- _Goal_
Starting at the line that contains "Emit a web page" and stopping at the line that contains "const years = ['2014', '2015', '2016', '2017', '2018', '2019']", repeat every line exactly, the two end lines included, and nothing else.

(Charts and diagrams as code)
** Begin **
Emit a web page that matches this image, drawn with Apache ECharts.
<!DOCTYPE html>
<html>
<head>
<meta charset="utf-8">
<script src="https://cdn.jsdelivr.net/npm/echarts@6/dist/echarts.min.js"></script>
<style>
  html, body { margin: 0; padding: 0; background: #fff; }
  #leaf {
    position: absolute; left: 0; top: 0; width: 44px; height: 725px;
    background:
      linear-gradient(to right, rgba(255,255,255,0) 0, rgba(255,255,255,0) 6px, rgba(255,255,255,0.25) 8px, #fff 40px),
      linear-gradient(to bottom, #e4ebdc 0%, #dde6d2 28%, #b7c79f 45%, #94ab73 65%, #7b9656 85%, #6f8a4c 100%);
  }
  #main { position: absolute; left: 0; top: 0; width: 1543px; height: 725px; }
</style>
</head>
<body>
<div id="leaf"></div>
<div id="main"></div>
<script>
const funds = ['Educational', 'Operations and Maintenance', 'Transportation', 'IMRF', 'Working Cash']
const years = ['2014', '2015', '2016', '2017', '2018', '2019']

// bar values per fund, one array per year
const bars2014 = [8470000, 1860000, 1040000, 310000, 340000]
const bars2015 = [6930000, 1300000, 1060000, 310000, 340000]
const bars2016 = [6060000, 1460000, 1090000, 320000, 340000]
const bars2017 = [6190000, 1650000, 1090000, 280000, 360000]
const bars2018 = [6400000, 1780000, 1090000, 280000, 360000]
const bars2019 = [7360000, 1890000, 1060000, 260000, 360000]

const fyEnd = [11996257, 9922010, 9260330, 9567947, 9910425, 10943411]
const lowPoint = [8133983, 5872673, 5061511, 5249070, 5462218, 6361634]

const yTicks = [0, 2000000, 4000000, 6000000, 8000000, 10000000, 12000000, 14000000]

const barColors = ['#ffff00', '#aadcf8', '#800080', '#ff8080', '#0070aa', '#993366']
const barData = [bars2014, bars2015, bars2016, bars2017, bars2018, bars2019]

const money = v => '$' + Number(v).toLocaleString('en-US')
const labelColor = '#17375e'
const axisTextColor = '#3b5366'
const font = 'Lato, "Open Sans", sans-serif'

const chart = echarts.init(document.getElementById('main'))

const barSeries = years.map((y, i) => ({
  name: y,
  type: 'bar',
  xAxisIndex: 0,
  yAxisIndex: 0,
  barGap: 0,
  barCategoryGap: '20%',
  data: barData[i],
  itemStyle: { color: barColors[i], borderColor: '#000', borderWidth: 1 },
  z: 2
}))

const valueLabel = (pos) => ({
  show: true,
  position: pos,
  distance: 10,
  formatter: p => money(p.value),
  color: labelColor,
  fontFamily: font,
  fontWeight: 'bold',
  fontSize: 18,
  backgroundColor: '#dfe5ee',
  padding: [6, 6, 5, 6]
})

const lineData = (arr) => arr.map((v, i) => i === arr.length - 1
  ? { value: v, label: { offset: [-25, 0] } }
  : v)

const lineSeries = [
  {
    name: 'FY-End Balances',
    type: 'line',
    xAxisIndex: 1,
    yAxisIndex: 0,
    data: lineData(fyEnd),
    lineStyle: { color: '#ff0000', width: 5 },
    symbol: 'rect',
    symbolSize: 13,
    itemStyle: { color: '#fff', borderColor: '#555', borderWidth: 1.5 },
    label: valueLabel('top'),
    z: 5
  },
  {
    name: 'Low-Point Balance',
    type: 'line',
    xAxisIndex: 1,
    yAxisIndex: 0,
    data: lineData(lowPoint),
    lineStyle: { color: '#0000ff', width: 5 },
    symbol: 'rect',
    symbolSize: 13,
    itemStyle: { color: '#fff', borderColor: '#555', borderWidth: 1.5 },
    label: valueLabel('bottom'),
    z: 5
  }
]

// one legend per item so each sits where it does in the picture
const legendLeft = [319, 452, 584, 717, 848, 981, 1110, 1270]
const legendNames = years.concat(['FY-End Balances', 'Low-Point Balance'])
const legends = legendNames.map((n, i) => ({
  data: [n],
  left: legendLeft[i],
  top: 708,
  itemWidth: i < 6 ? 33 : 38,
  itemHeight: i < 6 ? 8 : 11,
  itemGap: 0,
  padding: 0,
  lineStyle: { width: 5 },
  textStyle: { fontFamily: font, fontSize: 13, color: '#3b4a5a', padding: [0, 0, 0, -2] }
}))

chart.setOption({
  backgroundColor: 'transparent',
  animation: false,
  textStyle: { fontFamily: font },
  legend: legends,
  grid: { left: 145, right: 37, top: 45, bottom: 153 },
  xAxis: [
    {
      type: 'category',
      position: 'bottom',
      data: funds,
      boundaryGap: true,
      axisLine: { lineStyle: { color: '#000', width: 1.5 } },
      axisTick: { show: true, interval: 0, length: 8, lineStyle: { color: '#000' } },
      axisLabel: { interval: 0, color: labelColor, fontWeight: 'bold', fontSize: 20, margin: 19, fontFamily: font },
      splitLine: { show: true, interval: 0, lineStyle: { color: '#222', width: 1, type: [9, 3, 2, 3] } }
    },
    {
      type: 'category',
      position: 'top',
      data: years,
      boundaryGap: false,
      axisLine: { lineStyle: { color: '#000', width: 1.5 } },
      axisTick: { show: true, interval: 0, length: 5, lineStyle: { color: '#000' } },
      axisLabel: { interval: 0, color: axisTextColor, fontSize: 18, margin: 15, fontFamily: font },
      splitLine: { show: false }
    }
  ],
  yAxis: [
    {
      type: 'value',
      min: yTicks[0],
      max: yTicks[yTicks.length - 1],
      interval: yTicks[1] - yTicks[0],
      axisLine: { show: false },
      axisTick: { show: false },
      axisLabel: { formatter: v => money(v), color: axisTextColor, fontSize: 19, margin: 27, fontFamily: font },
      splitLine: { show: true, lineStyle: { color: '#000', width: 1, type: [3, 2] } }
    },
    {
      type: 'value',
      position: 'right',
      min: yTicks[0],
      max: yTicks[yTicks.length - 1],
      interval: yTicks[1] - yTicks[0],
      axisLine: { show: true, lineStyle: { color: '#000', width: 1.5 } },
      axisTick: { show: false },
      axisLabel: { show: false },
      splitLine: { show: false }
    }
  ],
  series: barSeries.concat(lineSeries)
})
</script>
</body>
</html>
** End **
** Begin **
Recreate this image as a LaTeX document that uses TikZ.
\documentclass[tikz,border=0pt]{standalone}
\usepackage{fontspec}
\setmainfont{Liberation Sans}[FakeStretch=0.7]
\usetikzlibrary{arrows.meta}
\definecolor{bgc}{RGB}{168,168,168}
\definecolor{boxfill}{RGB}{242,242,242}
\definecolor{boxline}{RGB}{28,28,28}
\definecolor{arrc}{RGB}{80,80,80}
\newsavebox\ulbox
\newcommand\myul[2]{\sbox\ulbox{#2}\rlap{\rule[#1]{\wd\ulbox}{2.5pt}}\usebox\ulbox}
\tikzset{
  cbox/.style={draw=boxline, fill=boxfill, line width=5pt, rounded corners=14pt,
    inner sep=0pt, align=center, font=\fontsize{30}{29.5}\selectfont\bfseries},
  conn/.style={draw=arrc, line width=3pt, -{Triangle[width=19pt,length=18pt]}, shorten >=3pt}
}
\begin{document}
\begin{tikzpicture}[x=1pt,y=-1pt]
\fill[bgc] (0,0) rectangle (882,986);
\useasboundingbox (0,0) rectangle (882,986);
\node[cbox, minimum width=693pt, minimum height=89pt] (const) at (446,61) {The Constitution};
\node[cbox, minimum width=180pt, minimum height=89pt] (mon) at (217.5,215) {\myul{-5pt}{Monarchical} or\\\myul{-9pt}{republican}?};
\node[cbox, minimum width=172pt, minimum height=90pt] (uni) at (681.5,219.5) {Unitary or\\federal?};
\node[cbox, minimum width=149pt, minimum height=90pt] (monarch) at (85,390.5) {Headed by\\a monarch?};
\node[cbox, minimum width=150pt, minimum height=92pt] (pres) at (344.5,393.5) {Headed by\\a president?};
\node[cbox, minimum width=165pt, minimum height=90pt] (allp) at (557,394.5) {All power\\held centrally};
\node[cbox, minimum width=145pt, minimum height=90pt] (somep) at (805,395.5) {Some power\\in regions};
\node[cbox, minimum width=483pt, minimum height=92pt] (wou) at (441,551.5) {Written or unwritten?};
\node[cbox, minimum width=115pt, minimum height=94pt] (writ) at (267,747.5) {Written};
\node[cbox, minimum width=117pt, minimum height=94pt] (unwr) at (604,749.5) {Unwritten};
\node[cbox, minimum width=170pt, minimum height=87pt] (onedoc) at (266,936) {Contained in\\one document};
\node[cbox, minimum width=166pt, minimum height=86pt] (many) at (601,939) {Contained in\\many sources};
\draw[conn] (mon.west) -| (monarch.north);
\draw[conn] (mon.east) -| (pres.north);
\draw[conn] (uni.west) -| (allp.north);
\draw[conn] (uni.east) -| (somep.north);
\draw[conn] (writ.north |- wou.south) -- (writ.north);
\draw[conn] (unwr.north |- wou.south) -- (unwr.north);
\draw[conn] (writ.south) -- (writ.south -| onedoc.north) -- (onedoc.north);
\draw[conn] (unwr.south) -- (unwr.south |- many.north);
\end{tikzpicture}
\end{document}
** End **
- _Completed exercise_
Emit a web page that matches this image, drawn with Apache ECharts.
<!DOCTYPE html>
<html>
<head>
<meta charset="utf-8">
<script src="https://cdn.jsdelivr.net/npm/echarts@6/dist/echarts.min.js"></script>
<style>
  html, body { margin: 0; padding: 0; background: #fff; }
  #leaf {
    position: absolute; left: 0; top: 0; width: 44px; height: 725px;
    background:
      linear-gradient(to right, rgba(255,255,255,0) 0, rgba(255,255,255,0) 6px, rgba(255,255,255,0.25) 8px, #fff 40px),
      linear-gradient(to bottom, #e4ebdc 0%, #dde6d2 28%, #b7c79f 45%, #94ab73 65%, #7b9656 85%, #6f8a4c 100%);
  }
  #main { position: absolute; left: 0; top: 0; width: 1543px; height: 725px; }
</style>
</head>
<body>
<div id="leaf"></div>
<div id="main"></div>
<script>
const funds = ['Educational', 'Operations and Maintenance', 'Transportation', 'IMRF', 'Working Cash']
const years = ['2014', '2015', '2016', '2017', '2018', '2019']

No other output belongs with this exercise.